» **Source excerpt**:
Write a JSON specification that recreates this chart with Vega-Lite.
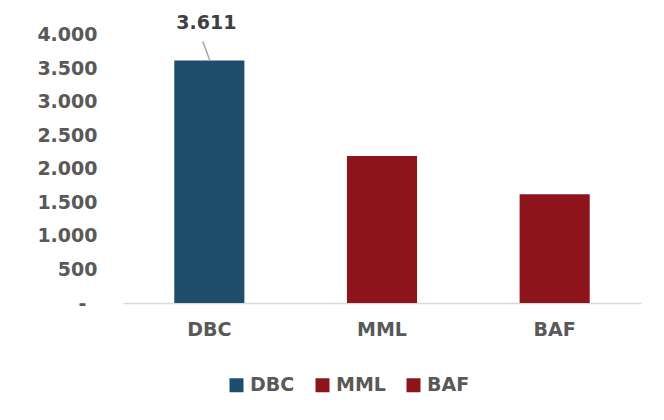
{
  "$schema": "https://vega.github.io/schema/vega-lite/v6.json",
  "autosize": {"type": "none"},
  "width": 518,
  "height": 268.5,
  "padding": {"left": 123, "top": 34.5, "right": 23, "bottom": 117},
  "background": "#ffffff",
  "config": {
    "view": {"stroke": null},
    "font": "DejaVu Sans",
    "locale": {"number": {"decimal": ",", "thousands": ".", "grouping": [3], "currency": ["", ""]}},
    "axis": {"labelFont": "DejaVu Sans", "labelFontWeight": "bold", "labelColor": "#595959", "labelFontSize": 19},
    "legend": {"labelFont": "DejaVu Sans", "labelFontWeight": "bold", "labelColor": "#595959", "labelFontSize": 19}
  },
  "data": {
    "values": [
      {"Company": "DBC", "Value": 3611},
      {"Company": "MML", "Value": 2190},
      {"Company": "BAF", "Value": 1620}
    ]
  },
  "encoding": {
    "x": {
      "field": "Company",
      "type": "nominal",
      "sort": ["DBC", "MML", "BAF"],
      "scale": {"paddingInner": 0.594, "paddingOuter": 0.297},
      "axis": {"title": null, "labelAngle": 0, "ticks": false, "domainColor": "#D9D9D9", "domainWidth": 1.5, "labelPadding": 17}
    },
    "y": {
      "field": "Value",
      "type": "quantitative",
      "scale": {"domain": [0, 4000], "nice": false},
      "axis": {
        "title": null,
        "values": [0, 500, 1000, 1500, 2000, 2500, 3000, 3500, 4000],
        "grid": false,
        "ticks": false,
        "domain": false,
        "labelOverlap": false,
        "labelPadding": {"condition": {"test": "datum.value == 0", "value": 37}, "value": 26},
        "format": ",.0f",
        "labelExpr": "datum.value == 0 ? '-' : datum.label"
      }
    }
  },
  "layer": [
    {
      "mark": {"type": "bar"},
      "encoding": {
        "color": {
          "field": "Company",
          "type": "nominal",
          "scale": {"domain": ["DBC", "MML", "BAF"], "range": ["#1D4E6C", "#8E141C", "#8E141C"]},
          "legend": {
            "title": null,
            "orient": "none",
            "direction": "horizontal",
            "legendX": 104,
            "legendY": 341,
            "symbolType": "square",
            "symbolSize": 196,
            "symbolStrokeWidth": 0,
            "symbolOpacity": 1,
            "labelOffset": 4,
            "columnPadding": 18
          }
        }
      }
    },
    {
      "transform": [{"filter": "datum.Company == 'DBC'"}],
      "mark": {"type": "rule", "color": "#A6A6A6", "strokeWidth": 1.5, "xOffset": 0.5, "x2Offset": -6.5, "y2Offset": -19},
      "encoding": {
        "x2": {"field": "Company"},
        "y2": {"field": "Value"}
      }
    },
    {
      "transform": [{"filter": "datum.Company == 'DBC'"}],
      "mark": {"type": "text", "font": "DejaVu Sans", "fontWeight": "bold", "fontSize": 19, "color": "#404040", "dy": -38, "dx": -3, "baseline": "middle"},
      "encoding": {
        "text": {"field": "Value", "type": "quantitative", "format": ",.0f"}
      }
    }
  ]
}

» **What this task involves**: Omit the pictures and reproduce the listing exactly.

» **Expected answer**:
Write a JSON specification that recreates this chart with Vega-Lite.
{
  "$schema": "https://vega.github.io/schema/vega-lite/v6.json",
  "autosize": {"type": "none"},
  "width": 518,
  "height": 268.5,
  "padding": {"left": 123, "top": 34.5, "right": 23, "bottom": 117},
  "background": "#ffffff",
  "config": {
    "view": {"stroke": null},
    "font": "DejaVu Sans",
    "locale": {"number": {"decimal": ",", "thousands": ".", "grouping": [3], "currency": ["", ""]}},
    "axis": {"labelFont": "DejaVu Sans", "labelFontWeight": "bold", "labelColor": "#595959", "labelFontSize": 19},
    "legend": {"labelFont": "DejaVu Sans", "labelFontWeight": "bold", "labelColor": "#595959", "labelFontSize": 19}
  },
  "data": {
    "values": [
      {"Company": "DBC", "Value": 3611},
      {"Company": "MML", "Value": 2190},
      {"Company": "BAF", "Value": 1620}
    ]
  },
  "encoding": {
    "x": {
      "field": "Company",
      "type": "nominal",
      "sort": ["DBC", "MML", "BAF"],
      "scale": {"paddingInner": 0.594, "paddingOuter": 0.297},
      "axis": {"title": null, "labelAngle": 0, "ticks": false, "domainColor": "#D9D9D9", "domainWidth": 1.5, "labelPadding": 17}
    },
    "y": {
      "field": "Value",
      "type": "quantitative",
      "scale": {"domain": [0, 4000], "nice": false},
      "axis": {
        "title": null,
        "values": [0, 500, 1000, 1500, 2000, 2500, 3000, 3500, 4000],
        "grid": false,
        "ticks": false,
        "domain": false,
        "labelOverlap": false,
        "labelPadding": {"condition": {"test": "datum.value == 0", "value": 37}, "value": 26},
        "format": ",.0f",
        "labelExpr": "datum.value == 0 ? '-' : datum.label"
      }
    }
  },
  "layer": [
    {
      "mark": {"type": "bar"},
      "encoding": {
        "color": {
          "field": "Company",
          "type": "nominal",
          "scale": {"domain": ["DBC", "MML", "BAF"], "range": ["#1D4E6C", "#8E141C", "#8E141C"]},
          "legend": {
            "title": null,
            "orient": "none",
            "direction": "horizontal",
            "legendX": 104,
            "legendY": 341,
            "symbolType": "square",
            "symbolSize": 196,
            "symbolStrokeWidth": 0,
            "symbolOpacity": 1,
            "labelOffset": 4,
            "columnPadding": 18
          }
        }
      }
    },
    {
      "transform": [{"filter": "datum.Company == 'DBC'"}],
      "mark": {"type": "rule", "color": "#A6A6A6", "strokeWidth": 1.5, "xOffset": 0.5, "x2Offset": -6.5, "y2Offset": -19},
      "encoding": {
        "x2": {"field": "Company"},
        "y2": {"field": "Value"}
      }
    },
    {
      "transform": [{"filter": "datum.Company == 'DBC'"}],
      "mark": {"type": "text", "font": "DejaVu Sans", "fontWeight": "bold", "fontSize": 19, "color": "#404040", "dy": -38, "dx": -3, "baseline": "middle"},
      "encoding": {
        "text": {"field": "Value", "type": "quantitative", "format": ",.0f"}
      }
    }
  ]
}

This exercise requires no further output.